I uninstalled my local tv news weather app today. After using it for well over a decade, They changed the terms of service and privacy policy so bad that essentially anything that I do on my phone,.any app, including where I'm at or where I'm going, or inferred to be at, can be mined and used and sold / shared with their third party marketing partners to market to me.

It essentially said, in legalease, and kind words, that they are 100% snooping at all times for marketing purposes. At least they were honest. I'm glad I read the policies.

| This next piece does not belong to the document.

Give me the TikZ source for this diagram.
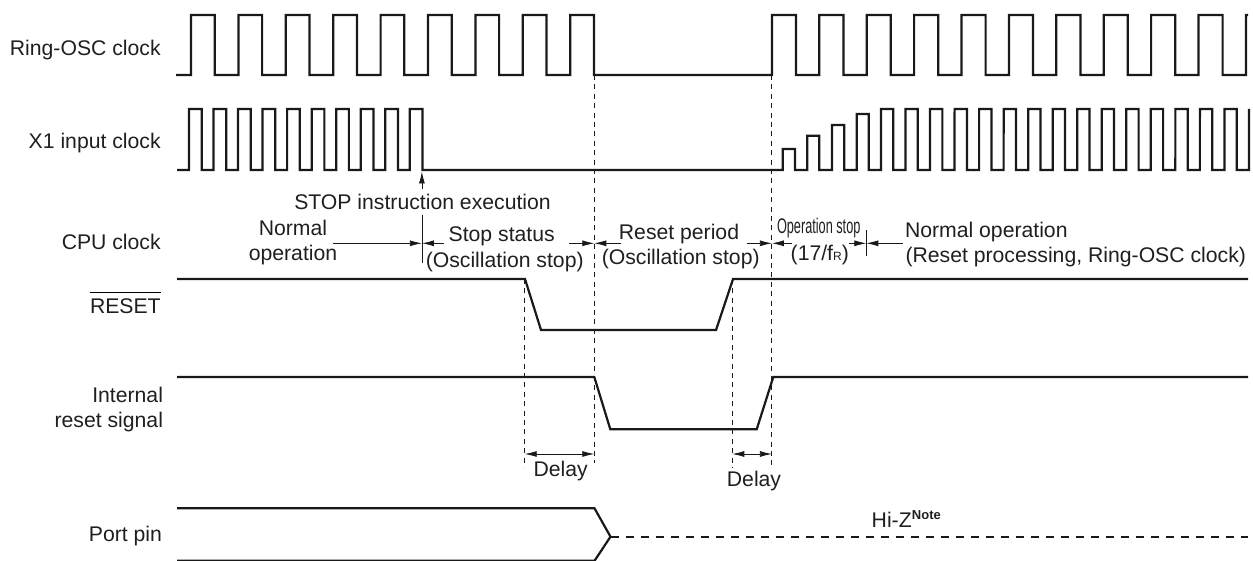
\documentclass[tikz,border=0pt]{standalone}
\usepackage{fontspec}
\setmainfont{Liberation Sans}
\usetikzlibrary{arrows.meta}
\tikzset{
  wave/.style={line width=2.2pt,black!90,line join=miter},
  guide/.style={line width=0.95pt,dash pattern=on 5pt off 4.4pt,black!90},
  span/.style={line width=0.8pt,black!90,{Latex[length=12pt,width=6pt]}-{Latex[length=12pt,width=6pt]}},
  spanone/.style={line width=0.8pt,black!90,-{Latex[length=12pt,width=6pt]}},
  tick/.style={line width=0.8pt,black!90},
  lbl/.style={inner sep=0pt,outer sep=0pt,text=black!88,font=\fontsize{21.2}{24}\selectfont},
  sig/.style={lbl,anchor=base east},
  txt/.style={lbl,anchor=base},
  txtl/.style={lbl,anchor=base west}
}
\begin{document}
\begin{tikzpicture}[x=1pt,y=-1pt]
\useasboundingbox (0,0) rectangle (1253,561);
% signal names
\node[sig] (nring) at (160.7,56) {Ring-OSC clock};
\node[sig] (nx) at (160.7,149) {X1 input clock};
\node[sig] (ncpu) at (160.7,250) {CPU clock};
\node[sig] (nreset) at (160.7,314) {RESET};
\draw[line width=0.8pt] (nreset.west |- 0,292.3) -- (nreset.east |- 0,292.3);
\node[sig] (nint) at (163,402) {Internal};
\node[sig] (nintb) at (163,427.7) {reset signal};
\node[sig] (nport) at (162,541) {Port pin};
% key instants
\coordinate (tstop) at (421.9,243.3);
\coordinate (ta) at (524.7,454);
\coordinate (tb) at (594.3,454);
\coordinate (tc) at (732.3,454);
\coordinate (td) at (771.9,454);
% guides
\draw[guide] (594.3,75) -- (594.3,463);
\draw[guide] (771.9,75) -- (771.9,467);
\draw[guide] (524.7,279) -- (524.7,467);
\draw[guide] (732.3,279) -- (732.3,468);
% Ring-OSC clock
\draw[wave] (176,75)
  foreach \k in {0,...,8} { -- ({191+47.4*\k},75) -- ({191+47.4*\k},15) -- ({214.7+47.4*\k},15) -- ({214.7+47.4*\k},75) }
  -- (771.9,75)
  foreach \k in {0,...,9} { -- ({771.9+47.4*\k},15) -- ({796+47.4*\k},15) -- ({796+47.4*\k},75) -- ({819.3+47.4*\k},75) }
  -- (1245.9,15) -- (1248,15);
% X1 input clock
\draw[wave] (177,170)
  foreach \k in {0,...,9} { -- ({189+24.53*\k},170) -- ({189+24.53*\k},109) -- ({201.7+24.53*\k},109) -- ({201.7+24.53*\k},170) }
  -- (782.7,170)
  -- (782.7,149) -- (795,149) -- (795,170) -- (807.3,170)
  -- (807.3,135.7) -- (819.3,135.7) -- (819.3,170) -- (832,170)
  -- (832,125) -- (844.3,125) -- (844.3,170) -- (856.7,170)
  -- (856.7,114) -- (868.7,114) -- (868.7,170) -- (881,170)
  foreach \k in {0,...,14} { -- ({881+24.53*\k},109) -- ({893.3+24.53*\k},109) -- ({893.3+24.53*\k},170) -- ({905.5+24.53*\k},170) }
  -- (1248.9,109);
% STOP arrow
\node[txt] (stopi) at (422.5,210) {STOP instruction execution};
\coordinate (stoptip) at (421.9,171.5);
\coordinate (stoptail) at (421.9,189);
\draw[spanone] (stoptail) -- (stoptip);
\draw[tick] (421.9,215) -- (421.9,263.5);
% RESET
\draw[wave] (177,279) -- (525,279) -- (541,330) -- (716,330) -- (733,279) -- (1248,279);
% Internal reset
\draw[wave] (177,377) -- (594.3,377) -- (610.3,429.3) -- (756.7,429.3) -- (773.3,377) -- (1248,377);
% Port pin
\draw[wave] (177,508.3) -- (594.5,508.3) -- (610.5,536.7) -- (594.5,560.8) -- (177,560.8);
\draw[wave,dash pattern=on 8pt off 7pt] (610.5,536.7) -- (1248,536.7);
\node[lbl,anchor=base west] (hiz) at (871.7,527.7) {Hi-Z};
\node[inner sep=0pt,anchor=base west,text=black!88,font=\fontsize{13}{15}\selectfont\bfseries] (note) at (hiz.base east) [yshift=8.7pt] {Note};
% period texts
\node[txt] (n1) at (293,235.7) {Normal};
\node[txt] (n2) at (293,261) {operation};
\node[txt] (s1) at (501.7,241.7) {Stop status};
\node[txt] (s2) at (504.7,267.7) {(Oscillation stop)};
\node[txt] (r1) at (679,240) {Reset period};
\node[txt] (r2) at (680.7,265) {(Oscillation stop)};
\node[lbl,anchor=base west] (o1) at (777,234) {\scalebox{0.6}[1]{Operation stop}};
\node[txtl] (o2) at (790.7,260.7) {(17/f{\fontsize{12}{14}\selectfont R})};
\node[txtl] (a1) at (905,237.3) {Normal operation};
\node[txtl] (a2) at (905.5,262.3) {(Reset processing, Ring-OSC clock)};
% period arrows
\coordinate (p1) at (333.3,243.3);
\coordinate (p2) at (444,243.3);
\coordinate (p3) at (569.3,243.3);
\coordinate (p4) at (594.3,243.3);
\coordinate (p5) at (620.7,243.3);
\coordinate (p6) at (746.7,243.3);
\coordinate (p7) at (771.9,243.3);
\coordinate (p8) at (792.3,243.3);
\coordinate (p9) at (849.3,243.3);
\coordinate (p10) at (866.3,243.3);
\coordinate (p11) at (902.7,243.3);
\draw[spanone] (p1) -- (tstop);
\draw[spanone] (p2) -- (tstop);
\draw[spanone] (p3) -- (p4);
\draw[spanone] (p5) -- (p4);
\draw[spanone] (p6) -- (p7);
\draw[spanone] (p8) -- (p7);
\draw[spanone] (p9) -- (p10);
\draw[spanone] (p11) -- (p10);
\draw[tick] (866.3,230) -- (866.3,255.7);
% delays
\draw[span] (ta) -- (tb);
\draw[span] (tc) -- (td);
\node[txt] (d1) at (560.7,476.7) {Delay};
\node[txt] (d2) at (754,486.7) {Delay};
\end{tikzpicture}
\end{document}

TBH, It was kind of shocking to see it in print. Usually the practical use is hidden better. #privacy

@paul Good for you. This scooping up of your data for resale is a major reason for the proliferation of apps. Virtually all do it. Unlike web browsers, in apps there are far fewer technical barriers to snooping. Pro tip: use the web site if you can.

@meltedcheese It was benign for years. It was the weather break-a-way from the local news. We could watch local news weather replays, got alerts and push notifications when storms were coming, etc. like during power outages or when hunkering down in your basement, waiting for a storm to pass over, you could watch the local weather desk reports live from that app, etc, if you had connectivity. (Sorry about the run-on sentence.)

I always do get my main weather from NWS website. It's my browser startup page. Shame the NWS doesn't have push notifications for alerts, etc. or a PWA website. I gave feedback last summer that they needed to come up with something when they decommissioned mobile.weather.gov, which wasn't that great, as it was.

https://www.weather.gov/media/notification/pdf_2023_24/scn24-51_mobile_decommissioning.pdf

@paul NWS has a (sometimes flakey) API which can be polled by a DIY program that pushes alerts. I use “Home Assistant” to gather and push NWS alerts to my . I also use the app “Storm Shield” (iOS) and it works great.